** begin Records supplied **

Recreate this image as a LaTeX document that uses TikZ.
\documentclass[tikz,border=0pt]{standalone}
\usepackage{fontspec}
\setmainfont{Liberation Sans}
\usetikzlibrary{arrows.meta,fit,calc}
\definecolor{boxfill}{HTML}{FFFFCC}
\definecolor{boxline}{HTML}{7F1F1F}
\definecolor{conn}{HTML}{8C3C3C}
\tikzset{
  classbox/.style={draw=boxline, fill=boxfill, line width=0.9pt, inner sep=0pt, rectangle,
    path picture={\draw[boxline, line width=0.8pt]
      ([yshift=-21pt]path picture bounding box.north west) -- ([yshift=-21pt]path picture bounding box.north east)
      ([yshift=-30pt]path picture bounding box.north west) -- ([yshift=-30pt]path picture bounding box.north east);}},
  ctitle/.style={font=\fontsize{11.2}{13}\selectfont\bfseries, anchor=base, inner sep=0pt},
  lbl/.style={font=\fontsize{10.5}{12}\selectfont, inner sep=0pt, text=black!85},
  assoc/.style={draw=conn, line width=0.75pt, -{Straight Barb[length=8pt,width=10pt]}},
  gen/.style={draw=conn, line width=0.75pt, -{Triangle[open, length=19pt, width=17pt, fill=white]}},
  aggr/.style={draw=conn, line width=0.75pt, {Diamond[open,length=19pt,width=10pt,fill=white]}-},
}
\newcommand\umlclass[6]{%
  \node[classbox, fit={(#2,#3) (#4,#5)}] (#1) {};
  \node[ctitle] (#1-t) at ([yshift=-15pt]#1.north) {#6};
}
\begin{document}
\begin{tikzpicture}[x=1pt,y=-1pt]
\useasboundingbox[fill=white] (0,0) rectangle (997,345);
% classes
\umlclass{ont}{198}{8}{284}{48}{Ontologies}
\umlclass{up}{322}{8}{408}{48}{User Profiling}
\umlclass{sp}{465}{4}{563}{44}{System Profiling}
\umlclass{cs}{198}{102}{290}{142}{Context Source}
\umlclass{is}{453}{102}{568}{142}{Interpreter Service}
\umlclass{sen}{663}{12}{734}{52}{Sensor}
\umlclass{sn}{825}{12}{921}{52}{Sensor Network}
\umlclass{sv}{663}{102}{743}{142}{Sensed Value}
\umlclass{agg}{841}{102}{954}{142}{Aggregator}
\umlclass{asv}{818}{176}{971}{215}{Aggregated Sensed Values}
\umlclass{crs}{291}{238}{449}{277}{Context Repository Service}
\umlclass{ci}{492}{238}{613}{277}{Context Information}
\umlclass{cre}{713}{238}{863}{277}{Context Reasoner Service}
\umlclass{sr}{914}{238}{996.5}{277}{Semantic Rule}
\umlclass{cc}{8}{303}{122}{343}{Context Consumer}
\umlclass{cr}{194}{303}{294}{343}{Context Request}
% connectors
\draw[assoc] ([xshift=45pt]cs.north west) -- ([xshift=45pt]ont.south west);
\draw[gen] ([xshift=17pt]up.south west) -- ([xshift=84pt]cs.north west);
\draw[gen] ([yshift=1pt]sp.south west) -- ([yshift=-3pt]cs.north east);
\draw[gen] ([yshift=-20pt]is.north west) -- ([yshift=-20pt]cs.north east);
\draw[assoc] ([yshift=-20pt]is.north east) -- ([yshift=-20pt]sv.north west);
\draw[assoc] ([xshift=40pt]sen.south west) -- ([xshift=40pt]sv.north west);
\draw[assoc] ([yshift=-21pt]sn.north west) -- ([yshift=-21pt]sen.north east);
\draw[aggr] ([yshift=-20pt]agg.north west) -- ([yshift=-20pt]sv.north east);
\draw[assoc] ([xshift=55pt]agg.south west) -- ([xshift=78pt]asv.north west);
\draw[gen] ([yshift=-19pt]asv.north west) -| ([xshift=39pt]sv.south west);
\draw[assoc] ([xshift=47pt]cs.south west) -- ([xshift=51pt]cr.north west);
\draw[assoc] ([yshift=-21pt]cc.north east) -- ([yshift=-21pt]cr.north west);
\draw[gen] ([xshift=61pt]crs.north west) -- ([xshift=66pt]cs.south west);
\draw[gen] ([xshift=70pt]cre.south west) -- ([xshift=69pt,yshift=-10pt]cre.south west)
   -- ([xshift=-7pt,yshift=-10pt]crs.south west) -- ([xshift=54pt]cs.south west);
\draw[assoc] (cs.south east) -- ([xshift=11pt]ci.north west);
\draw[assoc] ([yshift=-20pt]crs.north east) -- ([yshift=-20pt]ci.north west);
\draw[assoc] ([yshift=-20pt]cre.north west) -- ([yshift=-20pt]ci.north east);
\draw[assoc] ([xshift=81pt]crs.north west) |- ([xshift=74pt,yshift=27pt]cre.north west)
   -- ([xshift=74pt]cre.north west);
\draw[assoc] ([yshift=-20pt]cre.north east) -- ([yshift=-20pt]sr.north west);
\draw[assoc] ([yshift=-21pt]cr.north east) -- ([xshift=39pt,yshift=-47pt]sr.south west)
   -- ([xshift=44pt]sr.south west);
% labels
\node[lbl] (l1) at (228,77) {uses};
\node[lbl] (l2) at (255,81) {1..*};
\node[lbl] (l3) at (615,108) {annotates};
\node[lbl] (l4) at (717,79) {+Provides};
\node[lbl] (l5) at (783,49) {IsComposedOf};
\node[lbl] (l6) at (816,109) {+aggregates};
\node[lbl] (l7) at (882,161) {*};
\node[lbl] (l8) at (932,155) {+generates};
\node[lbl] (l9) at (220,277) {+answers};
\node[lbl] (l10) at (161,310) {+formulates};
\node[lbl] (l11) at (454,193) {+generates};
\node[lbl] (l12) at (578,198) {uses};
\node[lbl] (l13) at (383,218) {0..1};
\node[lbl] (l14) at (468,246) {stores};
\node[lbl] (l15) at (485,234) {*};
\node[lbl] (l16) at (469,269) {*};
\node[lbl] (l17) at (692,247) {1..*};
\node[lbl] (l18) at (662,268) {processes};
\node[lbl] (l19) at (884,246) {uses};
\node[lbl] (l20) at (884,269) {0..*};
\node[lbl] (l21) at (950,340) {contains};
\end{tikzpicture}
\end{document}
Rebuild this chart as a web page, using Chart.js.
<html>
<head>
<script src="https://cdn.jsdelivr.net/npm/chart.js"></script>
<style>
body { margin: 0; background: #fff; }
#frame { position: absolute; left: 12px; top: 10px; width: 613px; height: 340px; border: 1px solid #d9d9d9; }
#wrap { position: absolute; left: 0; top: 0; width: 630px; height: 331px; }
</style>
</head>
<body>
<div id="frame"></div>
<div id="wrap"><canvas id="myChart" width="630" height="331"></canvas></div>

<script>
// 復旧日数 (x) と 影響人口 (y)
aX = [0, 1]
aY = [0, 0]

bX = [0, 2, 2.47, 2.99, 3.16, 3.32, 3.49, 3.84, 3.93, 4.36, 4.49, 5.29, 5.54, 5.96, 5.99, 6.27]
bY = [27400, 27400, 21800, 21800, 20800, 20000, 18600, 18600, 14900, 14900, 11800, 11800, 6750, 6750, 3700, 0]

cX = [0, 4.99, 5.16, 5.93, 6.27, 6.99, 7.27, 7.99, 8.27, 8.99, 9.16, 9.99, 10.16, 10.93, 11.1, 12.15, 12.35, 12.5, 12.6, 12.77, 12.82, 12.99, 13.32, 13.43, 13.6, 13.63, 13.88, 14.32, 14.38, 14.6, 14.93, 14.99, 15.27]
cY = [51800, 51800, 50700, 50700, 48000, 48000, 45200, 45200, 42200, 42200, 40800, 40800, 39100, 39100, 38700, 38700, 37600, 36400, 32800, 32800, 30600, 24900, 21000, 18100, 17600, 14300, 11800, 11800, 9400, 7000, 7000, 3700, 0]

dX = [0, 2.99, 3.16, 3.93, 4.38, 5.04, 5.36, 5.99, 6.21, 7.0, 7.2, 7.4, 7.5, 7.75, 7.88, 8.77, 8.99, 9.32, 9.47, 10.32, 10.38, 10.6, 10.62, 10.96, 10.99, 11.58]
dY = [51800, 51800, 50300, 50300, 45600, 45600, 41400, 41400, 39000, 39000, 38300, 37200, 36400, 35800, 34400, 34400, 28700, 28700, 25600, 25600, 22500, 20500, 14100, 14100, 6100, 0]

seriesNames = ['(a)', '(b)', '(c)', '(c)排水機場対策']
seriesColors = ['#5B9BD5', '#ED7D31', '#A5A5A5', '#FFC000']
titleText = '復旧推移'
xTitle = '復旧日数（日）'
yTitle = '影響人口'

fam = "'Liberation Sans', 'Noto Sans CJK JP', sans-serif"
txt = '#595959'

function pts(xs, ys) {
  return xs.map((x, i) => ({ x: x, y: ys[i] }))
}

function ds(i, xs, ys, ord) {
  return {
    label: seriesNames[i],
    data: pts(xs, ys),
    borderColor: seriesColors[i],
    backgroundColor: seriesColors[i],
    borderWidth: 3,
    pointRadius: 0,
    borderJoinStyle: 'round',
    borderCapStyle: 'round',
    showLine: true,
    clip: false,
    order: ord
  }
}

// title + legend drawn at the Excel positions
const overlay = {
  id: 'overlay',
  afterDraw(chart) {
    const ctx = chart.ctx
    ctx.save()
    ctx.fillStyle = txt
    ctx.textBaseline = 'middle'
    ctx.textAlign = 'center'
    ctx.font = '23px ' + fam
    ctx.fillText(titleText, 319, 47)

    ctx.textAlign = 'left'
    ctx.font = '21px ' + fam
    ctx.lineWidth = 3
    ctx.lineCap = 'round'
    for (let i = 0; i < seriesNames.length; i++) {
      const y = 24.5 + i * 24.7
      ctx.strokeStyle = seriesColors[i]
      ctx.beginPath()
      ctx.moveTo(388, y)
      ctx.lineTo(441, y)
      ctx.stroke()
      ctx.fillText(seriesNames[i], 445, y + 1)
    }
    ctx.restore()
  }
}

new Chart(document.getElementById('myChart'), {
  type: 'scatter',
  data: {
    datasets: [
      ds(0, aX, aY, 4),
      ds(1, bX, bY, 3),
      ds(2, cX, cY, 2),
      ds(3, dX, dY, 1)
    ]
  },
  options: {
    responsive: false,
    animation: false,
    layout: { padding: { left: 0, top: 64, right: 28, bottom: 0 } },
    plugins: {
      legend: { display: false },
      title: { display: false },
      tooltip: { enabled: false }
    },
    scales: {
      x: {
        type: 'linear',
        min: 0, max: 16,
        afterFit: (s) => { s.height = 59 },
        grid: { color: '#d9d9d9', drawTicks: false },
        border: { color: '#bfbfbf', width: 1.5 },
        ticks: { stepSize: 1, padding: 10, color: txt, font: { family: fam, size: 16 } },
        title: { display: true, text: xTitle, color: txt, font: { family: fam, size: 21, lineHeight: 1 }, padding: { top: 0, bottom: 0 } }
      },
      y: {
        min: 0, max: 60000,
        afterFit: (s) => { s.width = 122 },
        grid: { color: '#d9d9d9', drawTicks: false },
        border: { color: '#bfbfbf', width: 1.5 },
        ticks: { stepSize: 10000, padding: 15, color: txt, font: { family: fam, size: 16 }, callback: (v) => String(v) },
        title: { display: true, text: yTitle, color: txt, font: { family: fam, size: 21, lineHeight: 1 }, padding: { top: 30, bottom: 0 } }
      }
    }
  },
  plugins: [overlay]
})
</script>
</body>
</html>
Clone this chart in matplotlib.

** end Records supplied **

§ Task to carry out:
Retype only what lies between the line bearing "Rebuild this chart" and the line bearing "7000, 3700, 0]", keeping both of those lines.

§ Written answer:
Rebuild this chart as a web page, using Chart.js.
<html>
<head>
<script src="https://cdn.jsdelivr.net/npm/chart.js"></script>
<style>
body { margin: 0; background: #fff; }
#frame { position: absolute; left: 12px; top: 10px; width: 613px; height: 340px; border: 1px solid #d9d9d9; }
#wrap { position: absolute; left: 0; top: 0; width: 630px; height: 331px; }
</style>
</head>
<body>
<div id="frame"></div>
<div id="wrap"><canvas id="myChart" width="630" height="331"></canvas></div>

<script>
// 復旧日数 (x) と 影響人口 (y)
aX = [0, 1]
aY = [0, 0]

bX = [0, 2, 2.47, 2.99, 3.16, 3.32, 3.49, 3.84, 3.93, 4.36, 4.49, 5.29, 5.54, 5.96, 5.99, 6.27]
bY = [27400, 27400, 21800, 21800, 20800, 20000, 18600, 18600, 14900, 14900, 11800, 11800, 6750, 6750, 3700, 0]

cX = [0, 4.99, 5.16, 5.93, 6.27, 6.99, 7.27, 7.99, 8.27, 8.99, 9.16, 9.99, 10.16, 10.93, 11.1, 12.15, 12.35, 12.5, 12.6, 12.77, 12.82, 12.99, 13.32, 13.43, 13.6, 13.63, 13.88, 14.32, 14.38, 14.6, 14.93, 14.99, 15.27]
cY = [51800, 51800, 50700, 50700, 48000, 48000, 45200, 45200, 42200, 42200, 40800, 40800, 39100, 39100, 38700, 38700, 37600, 36400, 32800, 32800, 30600, 24900, 21000, 18100, 17600, 14300, 11800, 11800, 9400, 7000, 7000, 3700, 0]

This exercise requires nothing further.